Andreas Jakob's Tiny 6809 Board Puts a Working Microcomputer on Your Keychain

Built on a six-layer board to minimize footprint, this tiny little eight-bit includes Microsoft Extended BASIC and a monitor in ROM.

Gareth Halfacree
1 year agoRetro Tech / HW101 / Art

Classic computing enthusiast Andreas Jakob has built what is likely to be one of the absolute smallest Motorola 6809-based microcomputers around — so small, in fact, it includes a mounting hole to fit it on your keychain and carry some computing history in your pocket.

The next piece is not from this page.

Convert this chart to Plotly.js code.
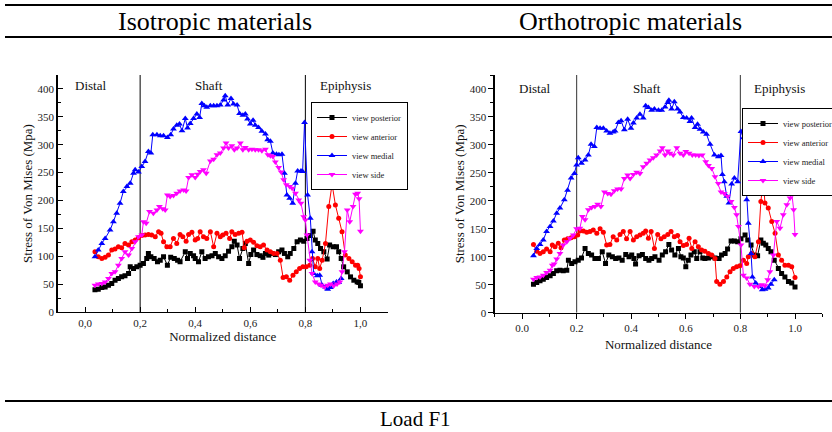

"[This is a] tiny and minimalistic [Motorola] 6809 board that is mostly based on designs and ideas from Jeff Tranter, Dave Collins and Grant Searle," Jakob explains of the project. "To fit this into 5×5cm (around 1.97×1.97") I used a six-layer PCB as JLCPCB offers them in a promo for no additional cost compared to four layers at the moment of writing this, including free filled and plated vias and gold plating. This allows via in pad placement to save space. The top layer is a solid ground plane and layer five is a solid 5v plane leaving 4 planes for routing."

The resulting tiny board has a footprint barely larger than the two DIP-packaged chips which dominate its surface: a 32kB 27C256 EPROM holding a copy of Microsoft Extended BASIC and the Assist09 ROM monitor plus a compatible clone of the Motorola 6809 — an eight-bit chip with a few 16-bit features first released back in 1978 as a high-priced but high-performance alternative to the Zilog Z80.

"Parts were mostly selected based on what JLCPCB had in stock and could populate, as hand soldering the tiny SMD [Surface Mount Device] parts would be a hard job," Jakob notes. "Routing was only done by hand for more critical tracks and to guide the auto-router, which did most of the work. The bottom side ICs are placed in precision female headers so the pads for the CPU socket can still be reached for soldering. Normal sockets would block access."

The completed tiny machine features the 32kB of RAM and 32kB of ROM, a 6809-compatible CPU running at 1MHz or a 6309 running at 5MHz, the monitor and BASIC in ROM, and a serial port capable of running at 230,400 baud with a USB Type-C connector for data and power via an STMicro interface chip. A 30 pin header provides room for expansion, too, and can play host to a second and equally-compact board Jakob has designed: a Motorola 6821 peripheral interface adapter (PIA).

Jakob's tiny computer is available on the Open Source Hardware Lab (OSHW Lab) under the CERN Open Hardware License (CERN-OHL), as is the PIA expansion board.